Collected material:

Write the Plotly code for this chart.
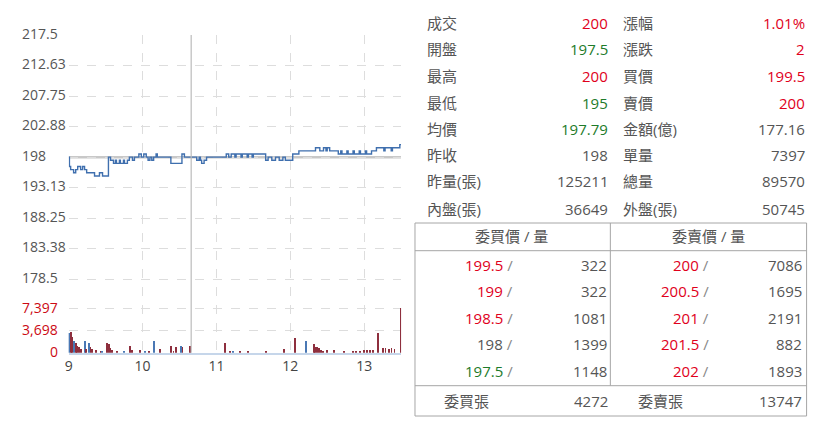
import plotly.graph_objects as go

W, H = 825, 425

# price line (minutes after 09:00, price)
price_t = [0, 0.6, 1.6, 4, 5.7, 7.3, 9.7, 11.3, 12.9, 14.6, 21, 25, 27.5, 32.3, 34, 36.4, 38, 38.8,
           41.2, 42, 44.5, 45.3, 47.7, 49.3, 51.8, 53.4, 55, 57, 59, 61, 63, 64.5, 66, 67.5, 69, 71,
           72, 83, 90, 92, 94, 104, 106, 107, 108, 110, 112, 128, 130, 132, 135, 136, 140, 141, 145,
           146, 149, 150, 153, 160, 162, 165, 168, 171, 174, 176, 182, 187, 190, 200.5, 204, 207, 209,
           210, 212, 219, 221, 222, 226, 227, 231, 232, 236, 237, 241, 242, 246, 250, 255, 256, 257,
           262, 263, 268, 269, 270]
price_v = [198, 196.5, 196, 195.5, 196, 196.5, 196, 196.5, 196, 195.5, 195, 195.5, 195, 198, 197.5,
           197, 197.5, 197, 197.5, 197, 197.5, 197, 197.5, 198, 197.5, 198, 198, 198.5, 198, 198.5,
           198, 197.5, 198, 197.5, 198, 198.5, 198, 197, 197, 198.5, 198, 197.5, 198, 197.5, 197,
           197.5, 198, 198.5, 198, 198.5, 198, 198.5, 198, 198.5, 198, 198.5, 198, 198.5, 198.5,
           197.5, 198, 197.5, 198, 197.5, 198, 197.5, 198.5, 199, 199, 199.5, 199, 199.5, 199,
           199.5, 199, 198.5, 199, 198.5, 199, 198.5, 199, 198.5, 199, 198.5, 199, 198.5, 199,
           199.5, 199.5, 199, 199.5, 199, 199.5, 199.5, 200, 200]

# volume bars (minutes after 09:00, lots, up/down)
vol_t = [0, 1.4, 2.7, 4, 5.4, 6.7, 8.1, 9.7, 12.7, 13.7, 16.2, 17.5, 18.8, 21.6, 25.6, 26.9, 31,
         32.3, 33.7, 35, 39.1, 44.5, 49.9, 50.9, 58, 62, 64.7, 68.7, 74.1, 83, 84.9, 86.8, 91.1,
         92.2, 98.4, 126.7, 130.8, 133.4, 138.8, 145.5, 160.3, 174.4, 183.3, 192.7, 198.7, 200.1,
         201.7, 203.4, 205, 206.2, 209.4, 215.1, 223.7, 230.5, 232.9, 236.1, 239.3, 241.8, 244.2,
         246.6, 250.7, 254.7, 257.1, 259.6, 262, 264.4, 269.5]
vol_v = [3300, 3450, 2660, 2000, 1600, 1170, 1000, 700, 1950, 600, 1670, 900, 600, 500, 300, 250,
         1560, 1400, 800, 400, 200, 200, 1100, 400, 500, 300, 300, 2000, 570, 1110, 300, 900, 1100,
         900, 1100, 1670, 330, 200, 330, 330, 330, 570, 2400, 1950, 1450, 1000, 1000, 730, 500, 330,
         400, 500, 330, 300, 250, 300, 400, 500, 450, 400, 3230, 730, 730, 600, 730, 700, 7397]
vol_up = [0, 1, 1, 0, 1, 1, 1, 1, 0, 1, 0, 1, 1, 1, 1, 0, 1, 1, 1, 1, 1, 0, 1, 1, 1, 0, 1, 0, 1, 1,
          1, 1, 0, 1, 1, 1, 1, 0, 1, 1, 1, 1, 1, 0, 1, 1, 1, 1, 1, 1, 1, 1, 1, 1, 1, 1, 1, 1, 1, 1,
          1, 1, 1, 1, 1, 1, 1]

hour_ticks = [0, 60, 120, 180, 240]
hour_labels = ["9", "10", "11", "12", "13"]
price_ticks = [217.5, 212.625, 207.75, 202.875, 198, 193.125, 188.25, 183.375, 178.5]
price_labels = ["217.5", "212.63", "207.75", "202.88", "198", "193.13", "188.25", "183.38", "178.5"]
vol_ticks = [7397, 3698.5, 0]
vol_labels = ["7,397", "3,698", "0"]
prev_close = 198
cursor_t = 99.5

# quote summary
info_labels_left = ["成交", "開盤", "最高", "最低", "均價", "昨收", "昨量(張)", "內盤(張)"]
info_values_left = ["200", "197.5", "200", "195", "197.79", "198", "125211", "36649"]
info_dir_left = ["up", "down", "up", "down", "down", "flat", "flat", "flat"]
info_labels_right = ["漲幅", "漲跌", "買價", "賣價", "金額(億)", "單量", "總量", "外盤(張)"]
info_values_right = ["1.01%", "2", "199.5", "200", "177.16", "7397", "89570", "50745"]
info_dir_right = ["up", "up", "up", "up", "flat", "flat", "flat", "flat"]

# five-level order book
bid_prices = ["199.5", "199", "198.5", "198", "197.5"]
bid_qty = ["322", "322", "1081", "1399", "1148"]
bid_dir = ["up", "up", "up", "flat", "down"]
ask_prices = ["200", "200.5", "201", "201.5", "202"]
ask_qty = ["7086", "1695", "2191", "882", "1893"]
ask_dir = ["up", "up", "up", "up", "up"]
bid_total = "4272"
ask_total = "13747"

RED = "#e0001b"
GREEN = "#1e7b2a"
GRAY = "#555555"
COLORS = {"up": RED, "down": GREEN, "flat": GRAY}
FONT = "Open Sans, Noto Sans CJK TC, sans-serif"


def px(x):
    return x / W


def py(y):
    return 1 - y / H


def label(x, y, text, anchor, size=15, color=GRAY):
    return dict(x=px(x), y=py(y), xref="paper", yref="paper", text=text, showarrow=False,
                xanchor=anchor, yanchor="middle", font=dict(size=size, color=color))


fig = go.Figure()

fig.add_trace(go.Bar(
    x=vol_t, y=vol_v, yaxis="y2", width=0.75,
    marker=dict(color=["#8e2f3e" if u else "#4a78b4" for u in vol_up], line=dict(width=0)),
    hoverinfo="skip"
))

fig.add_trace(go.Scatter(
    x=price_t, y=price_v, mode="lines",
    line=dict(color="#3f6fae", width=1.4, shape="hv"),
    hoverinfo="skip"
))

y_dom = [py(352.7), py(35)]

fig.update_layout(
    width=W, height=H,
    paper_bgcolor="white",
    plot_bgcolor="white",
    margin=dict(l=0, r=0, t=0, b=0),
    showlegend=False,
    bargap=0,
    font=dict(family=FONT, color=GRAY),
    xaxis=dict(
        domain=[px(65), px(399)],
        range=[0, 270],
        tickvals=hour_ticks,
        ticktext=hour_labels,
        tickfont=dict(size=14, color="#444444"),
        showgrid=True,
        gridcolor="#dddddd",
        griddash="dash",
        zeroline=False,
        showline=True,
        linecolor="#c6d6ea",
        linewidth=1.5,
        ticks="",
        anchor="y"
    ),
    yaxis=dict(
        domain=y_dom,
        range=[166.78, 217.5],
        tickvals=price_ticks,
        showticklabels=False,
        showgrid=True,
        gridcolor="#dddddd",
        griddash="dash",
        zeroline=False
    ),
    yaxis2=dict(
        overlaying="y",
        range=[0, 52930],
        tickvals=vol_ticks,
        showticklabels=False,
        showgrid=True,
        gridcolor="#dddddd",
        griddash="dash",
        zeroline=False
    )
)

shapes = [
    dict(type="line", xref="x", yref="y", x0=0, x1=270, y0=prev_close, y1=prev_close,
         line=dict(color="#c8c8c8", width=2.5), layer="below"),
    dict(type="line", xref="x", yref="paper", x0=cursor_t, x1=cursor_t, y0=y_dom[0], y1=y_dom[1],
         line=dict(color="#bbbbbb", width=1.2)),
]

# order book frame
box = "#a6a6a6"
shapes.append(dict(type="rect", xref="paper", yref="paper", x0=px(413), x1=px(806.5),
                   y0=py(416), y1=py(223), line=dict(color=box, width=1)))
for yy in [250.7, 385.7]:
    shapes.append(dict(type="line", xref="paper", yref="paper", x0=px(413), x1=px(806.5),
                       y0=py(yy), y1=py(yy), line=dict(color=box, width=1)))
shapes.append(dict(type="line", xref="paper", yref="paper", x0=px(609.3), x1=px(609.3),
                   y0=py(385.7), y1=py(223), line=dict(color=box, width=1)))

ann = []

# y tick labels
for v, t in zip(price_ticks, price_labels):
    ann.append(dict(x=px(16), y=v, xref="paper", yref="y", text=t, showarrow=False,
                    xanchor="left", yanchor="middle", yshift=2,
                    font=dict(size=14, color="#555555")))
for v, t in zip(vol_ticks, vol_labels):
    ann.append(dict(x=px(56), y=v, xref="paper", yref="y2", text=t, showarrow=False,
                    xanchor="right", yanchor="middle", yshift=1,
                    font=dict(size=14, color="#cc0a14")))

# quote summary
row_y = [23, 49.5, 76, 102.5, 128.5, 155, 181.5, 208.5]
for i, yy in enumerate(row_y):
    ann.append(label(423, yy, info_labels_left[i], "left"))
    ann.append(label(609, yy, info_values_left[i], "right", color=COLORS[info_dir_left[i]]))
    ann.append(label(620, yy, info_labels_right[i], "left"))
    ann.append(label(807, yy, info_values_right[i], "right", color=COLORS[info_dir_right[i]]))

# order book
ann.append(label(510, 236, "委買價 / 量", "center"))
ann.append(label(708, 236, "委賣價 / 量", "center"))
book_y = [264.5, 291, 317.5, 344, 370.5]
for i, yy in enumerate(book_y):
    ann.append(label(513, yy, f"<span style='color:{COLORS[bid_dir[i]]}'>{bid_prices[i]}</span> /",
                     "right", color="#888888"))
    ann.append(label(607.5, yy, bid_qty[i], "right"))
    ann.append(label(710, yy, f"<span style='color:{COLORS[ask_dir[i]]}'>{ask_prices[i]}</span> /",
                     "right", color="#888888"))
    ann.append(label(804, yy, ask_qty[i], "right"))

ann.append(label(440, 401, "委買張", "left"))
ann.append(label(609, 401, bid_total, "right"))
ann.append(label(635, 401, "委賣張", "left"))
ann.append(label(804, 401, ask_total, "right"))

fig.update_layout(shapes=shapes, annotations=ann)

fig.write_html("out.html", config={"displayModeBar": False},
               post_script="document.body.style.margin='0';")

Exercise:
Set down again, exactly, the lines of the material above from its first line to the one with "W, H = 825, 425", inclusive. Leave the pictures out.

Written response:
Write the Plotly code for this chart.
import plotly.graph_objects as go

W, H = 825, 425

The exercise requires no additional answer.